(Originally posted on Jan 10, 2023 on the Drishti blog)

Traditionally, I’ve taken a look at the previous year’s operations, market observations, technology movements and learnings with an eye to the future. This year, I want to focus on three areas that will see significant attention in 2023: deployment topologies, AI product-market fit and generalized AI.

Deployment topologies

Not very long ago, cloud computing opened up a world of possibilities to enterprises that didn’t previously exist. Cloud technology had major implications on compute, storage, visualization and more. The shorter development cycles, the directness of the connection to the end user, the ability to use the software anywhere in the world, and the superior economics drove its rise. Organizations viewed cloud versus on-premises as starkly different infrastructures, and considerations like security and latency requirements determined the deployment strategy.

That distinctness is less prevalent in organizations today. Rather than viewing cloud and on-prem as either/or, the world sees cloud and edge as points on a continuum on which the compute and storage are being distributed to best support the needs of the business. More fundamental to most organizations is this question: Does it matter that the data is going out of the four walls of my building, or not?

The implication for companies like Drishti is that service and support topologies need to line up with the deployment topologies — even as we deliver sophisticated AI services, sometimes in real time. This imperative implies an exponentially more complex service delivery, something our team is actively managing every day.

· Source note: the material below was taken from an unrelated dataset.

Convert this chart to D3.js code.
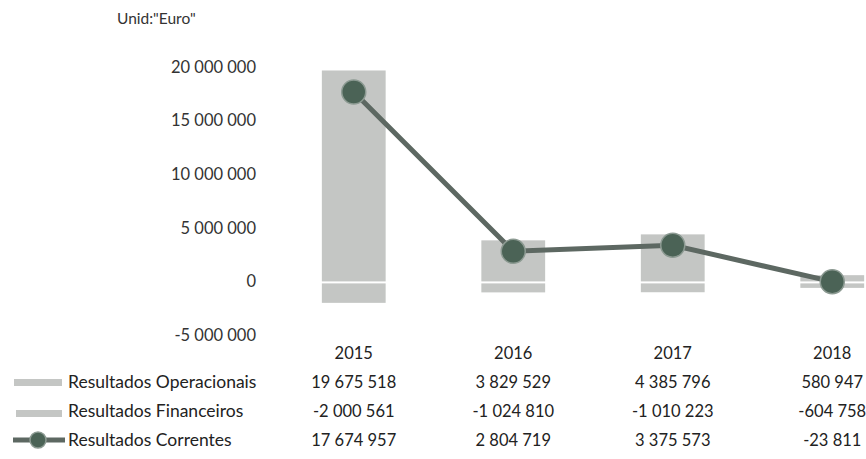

Has AI found product-market fit?

We started Drishti in 2016; it’s amazing to see how much the market receptivity to AI (and specifically, to video analytics) has changed in the span of six years. While the market has clearly moved much closer to us, I’m not quite ready to declare product-market fit (or more appropriately defined as “solution-market fit” because, in the case of Drishti, product plus services is key to success) “achieved.” For example, successful deployments still require executive level sponsorship and buy-in.

Part of how we’ve successfully deployed Drishti is to clearly understand manufacturing operations, which allows us to bring a working hypothesis to a deployment situation, then test that hypothesis using our AI-generated data. Our team’s deep roots in manufacturing allows us to build trust with customers and push boundaries that regularly lead to deep discoveries.

Fundamentally, manufacturers need to know what is causing defects or slowdowns in their processes. Single camera deployments — the norm for the first 50 years of computer vision — don’t go far enough in determining systemic, process-based issues. As more manufacturers recognize this truism, and see the value of cameras on every station, our deployments become larger and more meaningful. Another step toward true product-market fit.

Generalized AI is still lightyears away

I’ve said it before, and I’ll stick to it: we are still far, far away from generalized AI. As in, most of us won’t see it in our lifetimes. Therefore, the world of AI is not yet productized and needs services to lift the organization to the next level — every deployment is bespoke, and those who say it isn’t probably aren’t providing you with very useful AI.

Unfortunately, AI deployments still require customization and mutual commitment to success. That said, the “pain” is worth the gain: Our customers see double digit improvements in quality and productivity using Drishti.

Every year, these reflections leave me more astonished at how much we as a company, and the market as a whole, have evolved. It’s an insightful and humbling exercise to look back and take lessons from the past while keeping our gaze firmly fixed on the endless possibilities that a new year brings.

From our house to yours, Happy New Year and all the best in 2023.